## [What is required]
Give only the number of lines that hold the word "this".

## [Records with drawing code]
========================================
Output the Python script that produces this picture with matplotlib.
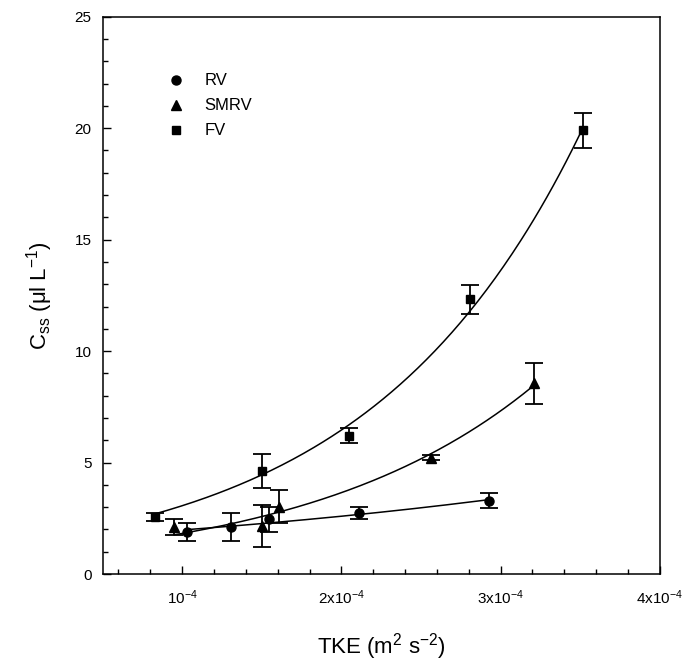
import numpy as np
import matplotlib
matplotlib.use("Agg")
import matplotlib.pyplot as plt
from matplotlib.ticker import MultipleLocator

plt.rcParams['font.family'] = ['Liberation Sans', 'DejaVu Sans']
plt.rcParams['mathtext.fontset'] = 'custom'
plt.rcParams['mathtext.rm'] = 'Liberation Sans'
plt.rcParams['mathtext.it'] = 'Liberation Sans'

# data (x in m2 s-2, y in ul L-1)
rv_x = [1.028e-4, 1.305e-4, 1.548e-4, 2.108e-4, 2.925e-4]
rv_y = [1.87, 2.11, 2.45, 2.72, 3.29]
rv_err = [0.40, 0.62, 0.57, 0.27, 0.33]

smrv_x = [0.95e-4, 1.504e-4, 1.609e-4, 2.565e-4, 3.208e-4]
smrv_y = [2.12, 2.17, 3.02, 5.22, 8.55]
smrv_err = [0.37, 0.95, 0.75, 0.10, 0.90]

fv_x = [0.829e-4, 1.504e-4, 2.045e-4, 2.81e-4, 3.52e-4]
fv_y = [2.57, 4.62, 6.20, 12.32, 19.9]
fv_err = [0.18, 0.76, 0.33, 0.65, 0.80]

xticks = [1e-4, 2e-4, 3e-4, 4e-4]
xtick_labels = [r'10$^{\mathregular{-4}}$', r'2x10$^{\mathregular{-4}}$',
                r'3x10$^{\mathregular{-4}}$', r'4x10$^{\mathregular{-4}}$']


def exp_fit(x, y):
    # y = a*exp(b*x), start from log-linear fit then refine (Gauss-Newton)
    x = np.asarray(x) * 1e4
    y = np.asarray(y)
    b, lna = np.polyfit(x, np.log(y), 1)
    a = np.exp(lna)
    for _ in range(50):
        f = a * np.exp(b * x)
        J = np.column_stack([np.exp(b * x), a * x * np.exp(b * x)])
        step, *_ = np.linalg.lstsq(J, y - f, rcond=None)
        a += step[0]
        b += step[1]
    return a, b


fig = plt.figure(figsize=(6.88, 6.66), dpi=100)
ax = fig.add_axes([0.149, 0.138, 0.810, 0.837])

series = [
    ('RV', rv_x, rv_y, rv_err, 'o', 6.5),
    ('SMRV', smrv_x, smrv_y, smrv_err, '^', 7),
    ('FV', fv_x, fv_y, fv_err, 's', 6),
]

for name, x, y, err, mk, ms in series:
    a, b = exp_fit(x, y)
    xx = np.linspace(min(x), max(x), 200)
    ax.plot(xx, a * np.exp(b * xx * 1e4), color='black', lw=1.1, zorder=2)
    ax.errorbar(x, y, yerr=err, fmt=mk, color='black', ms=ms, ecolor='black',
                elinewidth=1.3, capsize=6.5, capthick=1.3, label=name, zorder=3)

ax.set_xlim(0.5e-4, 4e-4)
ax.set_ylim(0, 25)
ax.set_xticks(xticks)
ax.set_xticklabels(xtick_labels)
ax.xaxis.set_minor_locator(MultipleLocator(0.2e-4))
ax.yaxis.set_major_locator(MultipleLocator(5))
ax.yaxis.set_minor_locator(MultipleLocator(1))
ax.tick_params(which='both', direction='in', labelsize=11, width=1)
ax.tick_params(which='major', length=6)
ax.tick_params(which='minor', length=3.5)
ax.tick_params(axis='x', pad=10)
ax.tick_params(axis='y', pad=8)
for s in ax.spines.values():
    s.set_linewidth(1.1)

ax.set_xlabel(r'TKE (m$^{\mathregular{2}}$ s$^{\mathregular{-2}}$)', fontsize=16, labelpad=18)
ax.set_ylabel(r'C$_{\mathregular{ss}}$ ($\mathregular{\mu}$l L$^{\mathregular{-1}}$)', fontsize=16, labelpad=14)

handles, labels = ax.get_legend_handles_labels()
handles = [h[0] for h in handles]
ax.legend(handles, labels, loc='upper left', bbox_to_anchor=(0.09, 0.925),
          frameon=False, fontsize=12, handletextpad=1.2, labelspacing=0.6,
          handlelength=1.0)

fig.savefig('out.png', dpi=100)
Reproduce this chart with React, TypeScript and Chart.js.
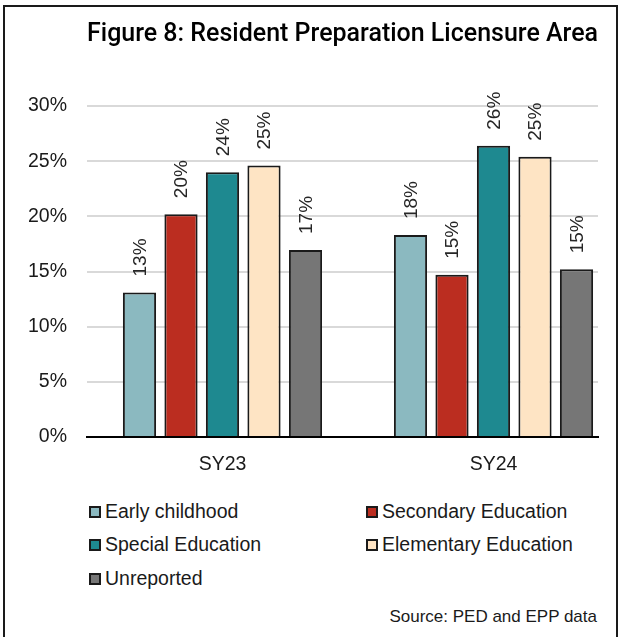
import React, { useEffect, useRef } from 'react';
import { Chart, registerables } from 'chart.js';

Chart.register(...registerables);

// School years on the category axis
const categories = ['SY23', 'SY24'];

// Licensure area shares (%) per school year
const earlyChildhood = [13.1, 18.3];
const secondaryEducation = [20.2, 14.7];
const specialEducation = [24.0, 26.4];
const elementaryEducation = [24.6, 25.4];
const unreported = [16.95, 15.2];

const seriesNames = [
  'Early childhood',
  'Secondary Education',
  'Special Education',
  'Elementary Education',
  'Unreported',
];
const seriesValues = [earlyChildhood, secondaryEducation, specialEducation, elementaryEducation, unreported];
const seriesColors = ['#8bb9c0', '#bb2d20', '#1e8990', '#fee4c4', '#767676'];

const yMin = 0;
const yMax = 30;
const yStep = 5;

const titleText = 'Figure 8: Resident Preparation Licensure Area';
const sourceText = 'Source: PED and EPP data';

const SANS = '"Liberation Sans", Arial, sans-serif';
const INK = '#1a1a1a';

// Rotated value labels above each bar
const valueLabels = {
  id: 'valueLabels',
  afterDatasetsDraw(chart: any) {
    const ctx = chart.ctx;
    ctx.save();
    ctx.font = `19px ${SANS}`;
    ctx.fillStyle = '#262626';
    ctx.textAlign = 'left';
    ctx.textBaseline = 'middle';
    chart.data.datasets.forEach((ds: any, di: number) => {
      const meta = chart.getDatasetMeta(di);
      meta.data.forEach((bar: any, i: number) => {
        const v = ds.data[i].y;
        ctx.save();
        ctx.translate(bar.x + 1, bar.y - 16);
        ctx.rotate(-Math.PI / 2);
        ctx.fillText(`${Math.round(v)}%`, 0, 0);
        ctx.restore();
      });
    });
    ctx.restore();
  },
};

export default function App() {
  const canvasRef = useRef<HTMLCanvasElement>(null);

  useEffect(() => {
    const chart = new Chart(canvasRef.current as HTMLCanvasElement, {
      type: 'bar',
      data: {
        datasets: seriesNames.map((name, s) => ({
          label: name,
          data: seriesValues[s].map((v, i) => ({ x: i, y: v })),
          backgroundColor: seriesColors[s],
          borderColor: INK,
          borderWidth: 2,
          categoryPercentage: 0.7657,
          barPercentage: 0.8,
        })),
      },
      options: {
        animation: false,
        responsive: false,
        devicePixelRatio: 1,
        layout: { padding: { top: 0, right: 21, bottom: 0, left: 0 } },
        plugins: {
          legend: { display: false },
          tooltip: { enabled: false },
          title: {
            display: true,
            text: titleText,
            align: 'end',
            fullSize: false,
            color: '#000',
            font: { family: 'Roboto, "Liberation Sans", sans-serif', size: 26, weight: '500' },
            padding: { top: 18.5, bottom: 56.3 },
          },
        },
        scales: {
          x: {
            type: 'linear',
            min: -0.5,
            max: 1.3856,
            offset: false,
            bounds: 'data',
            grid: { display: false, drawTicks: false, offset: false },
            border: { display: true, color: '#000', width: 2 },
            afterBuildTicks: (axis: any) => {
              axis.ticks = categories.map((_, i) => ({ value: i }));
            },
            afterFit: (axis: any) => {
              axis.height = 40;
            },
            ticks: {
              autoSkip: false,
              maxRotation: 0,
              padding: 16,
              color: INK,
              font: { family: SANS, size: 19.5 },
              callback: (v: any) => categories[Math.round(Number(v))] ?? '',
            },
          },
          y: {
            min: yMin,
            max: yMax,
            grid: { color: '#d9d9d9', lineWidth: 2, drawTicks: false },
            border: { display: false },
            afterFit: (axis: any) => {
              axis.width = 87;
            },
            ticks: {
              stepSize: yStep,
              padding: 20,
              color: INK,
              font: { family: SANS, size: 19.5 },
              callback: (v: any) => `${v}%`,
            },
          },
        },
      },
      plugins: [valueLabels],
    } as any);
    return () => chart.destroy();
  }, []);

  const legendRows: number[][] = [];
  for (let i = 0; i < seriesNames.length; i += 2) {
    legendRows.push([i, i + 1].filter((k) => k < seriesNames.length));
  }

  return (
    <div
      style={{
        position: 'absolute',
        left: 0,
        top: 0,
        width: 619,
        height: 637,
        overflow: 'hidden',
        background: '#fff',
      }}
    >
      <div
        style={{
          position: 'absolute',
          left: 3,
          top: 5,
          width: 615,
          height: 700,
          border: `2px solid ${INK}`,
          boxSizing: 'border-box',
        }}
      />
      <canvas
        ref={canvasRef}
        width={619}
        height={477}
        style={{ position: 'absolute', left: 0, top: 0, width: 619, height: 477 }}
      />
      <div style={{ position: 'absolute', left: 89, top: 494.5 }}>
        {legendRows.map((row, r) => (
          <div key={r} style={{ display: 'flex', height: 33.5 }}>
            {row.map((k) => (
              <div
                key={k}
                style={{
                  width: 277,
                  fontFamily: SANS,
                  fontSize: 19.5,
                  lineHeight: '33.5px',
                  color: INK,
                  whiteSpace: 'nowrap',
                }}
              >
                <span
                  style={{
                    display: 'inline-block',
                    width: 12,
                    height: 12,
                    boxSizing: 'border-box',
                    border: `2px solid ${INK}`,
                    background: seriesColors[k],
                    marginRight: 4,
                    verticalAlign: 'baseline',
                  }}
                />
                {seriesNames[k]}
              </div>
            ))}
          </div>
        ))}
      </div>
      <div
        style={{
          position: 'absolute',
          right: 22,
          top: 607,
          fontFamily: SANS,
          fontSize: 17,
          lineHeight: '20px',
          color: INK,
          whiteSpace: 'nowrap',
        }}
      >
        {sourceText}
      </div>
    </div>
  );
}
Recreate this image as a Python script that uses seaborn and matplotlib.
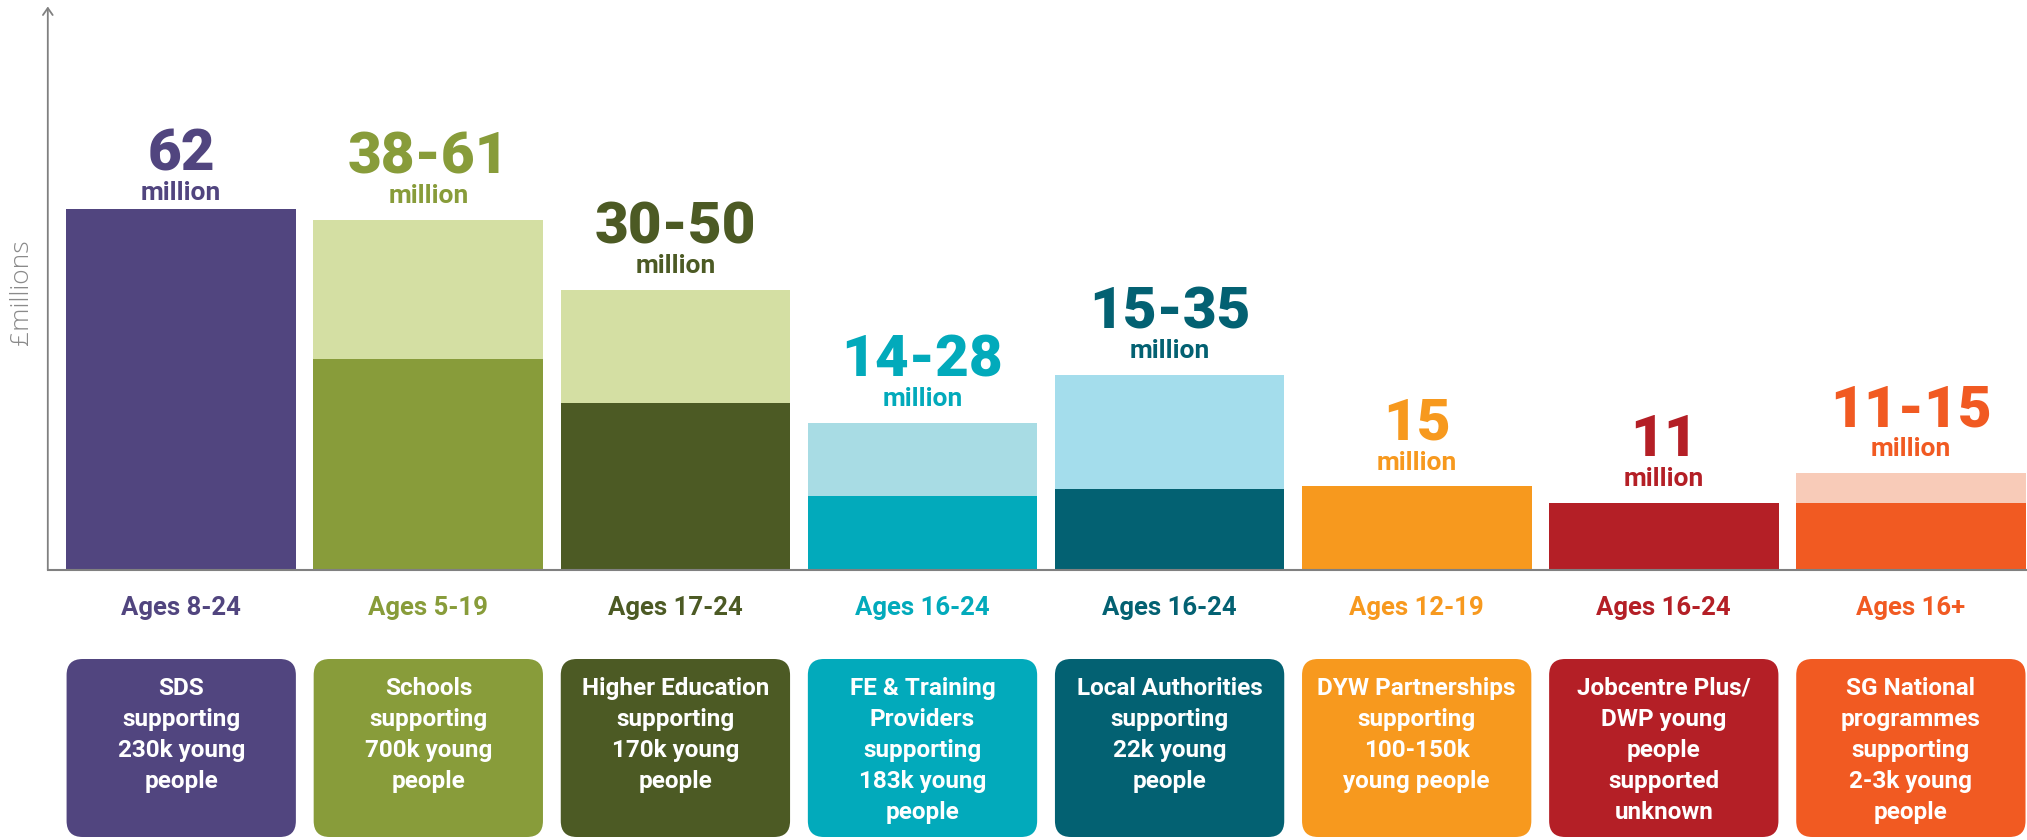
import matplotlib
matplotlib.use("Agg")
import matplotlib.pyplot as plt
from matplotlib.patches import FancyBboxPatch
import seaborn as sns

# ---- data ----
categories = ["SDS", "Schools", "Higher Education", "FE & Training Providers",
              "Local Authorities", "DYW Partnerships", "Jobcentre Plus/DWP",
              "SG National programmes"]
low_values = [62, 36.2, 28.7, 12.7, 14.0, 14.4, 11.6, 11.6]
high_values = [62, 60.2, 48.2, 25.3, 33.6, 14.4, 11.6, 16.7]
value_labels = ["62", "38-61", "30-50", "14-28", "15-35", "15", "11", "11-15"]
age_labels = ["Ages 8-24", "Ages 5-19", "Ages 17-24", "Ages 16-24",
              "Ages 16-24", "Ages 12-19", "Ages 16-24", "Ages 16+"]
box_texts = [
    "SDS\nsupporting\n230k young\npeople",
    "Schools\nsupporting\n700k young\npeople",
    "Higher Education\nsupporting\n170k young\npeople",
    "FE & Training\nProviders\nsupporting\n183k young\npeople",
    "Local Authorities\nsupporting\n22k young\npeople",
    "DYW Partnerships\nsupporting\n100-150k\nyoung people",
    "Jobcentre Plus/\nDWP young\npeople\nsupported\nunknown",
    "SG National\nprogrammes\nsupporting\n2-3k young\npeople",
]
dark_colors = ["#51457F", "#889C3A", "#4C5A24", "#02AABB",
               "#036172", "#F7991E", "#B41F26", "#F15A22"]
light_colors = ["#51457F", "#D4DFA3", "#D4DFA3", "#A8DCE4",
                "#A4DDEC", "#F7991E", "#B41F26", "#F8CBB8"]

sns.set_style("white")
plt.rcParams["font.family"] = ["Roboto", "DejaVu Sans"]

W, H = 2027, 840
fig = plt.figure(figsize=(W / 100, H / 100), dpi=100)
fig.patch.set_facecolor("white")

axis_x = 47.8
base_y = 570
top_y = 6.5
ax = fig.add_axes([axis_x / W, (H - base_y) / H, 1 - axis_x / W, (base_y - top_y) / H])

bar_w = 0.93
sns.barplot(x=categories, y=high_values, hue=categories, palette=light_colors,
            width=bar_w, saturation=1, legend=False, ax=ax, dodge=False,
            linewidth=0, edgecolor="none")
sns.barplot(x=categories, y=low_values, hue=categories, palette=dark_colors,
            width=bar_w, saturation=1, legend=False, ax=ax, dodge=False,
            linewidth=0, edgecolor="none")

ax.set_xlim(-0.54, 7.47)
ax.set_ylim(0, 96.9)
ax.set_xticks([])
ax.set_yticks([])
ax.set_xlabel("")
ax.set_ylabel("")
for s in ["top", "right", "left"]:
    ax.spines[s].set_visible(False)
ax.spines["bottom"].set_color("#808080")
ax.spines["bottom"].set_linewidth(1.5)
ax.annotate("", xy=(0, 1.0), xytext=(0, 0), xycoords="axes fraction",
            arrowprops=dict(arrowstyle="->,head_length=0.5,head_width=0.35",
                            color="#808080", lw=1.3, shrinkA=0, shrinkB=0),
            annotation_clip=False)

fig.text(22 / W, 1 - 292 / H, "£millions", rotation=90, ha="center", va="center",
         fontsize=19, color="#8a8a8a", family=["Open Sans", "DejaVu Sans"],
         fontweight="light")

for i, (hv, lab, col) in enumerate(zip(high_values, value_labels, dark_colors)):
    off = 12 if i == 0 else 17
    ax.annotate("million", xy=(i, hv), xytext=(0, off), textcoords="offset points",
                ha="center", va="center", fontsize=19, fontweight="bold",
                color=col, annotation_clip=False)
    ax.annotate(lab, xy=(i, hv), xytext=(0, off + 27.5), textcoords="offset points",
                ha="center", va="center", fontsize=42, fontweight="black",
                color=col, annotation_clip=False)

# lower panel with age labels and boxes
ax2 = fig.add_axes([axis_x / W, 0, 1 - axis_x / W, (H - base_y) / H])
ax2.set_xlim(-0.54, 7.47)
ax2.set_ylim(0, (H - base_y) / 247.0)
ax2.axis("off")

for i, (age, txt, col) in enumerate(zip(age_labels, box_texts, dark_colors)):
    ax2.text(i, (H - 608) / 247.0, age, ha="center", va="center", fontsize=18.5,
             fontweight="bold", color=col)
    box = FancyBboxPatch((i - bar_w / 2 + 0.001, (H - 837) / 247.0), bar_w - 0.002,
                         (837 - 659) / 247.0,
                         boxstyle="round,pad=0,rounding_size=0.065",
                         facecolor=col, edgecolor="none")
    ax2.add_patch(box)
    ax2.text(i, (H - 677) / 247.0, txt, ha="center", va="top", fontsize=17.5,
             fontweight="bold", color="white", linespacing=1.45)

fig.savefig("out.png", dpi=100, facecolor="white")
========================================
## [The answer]
3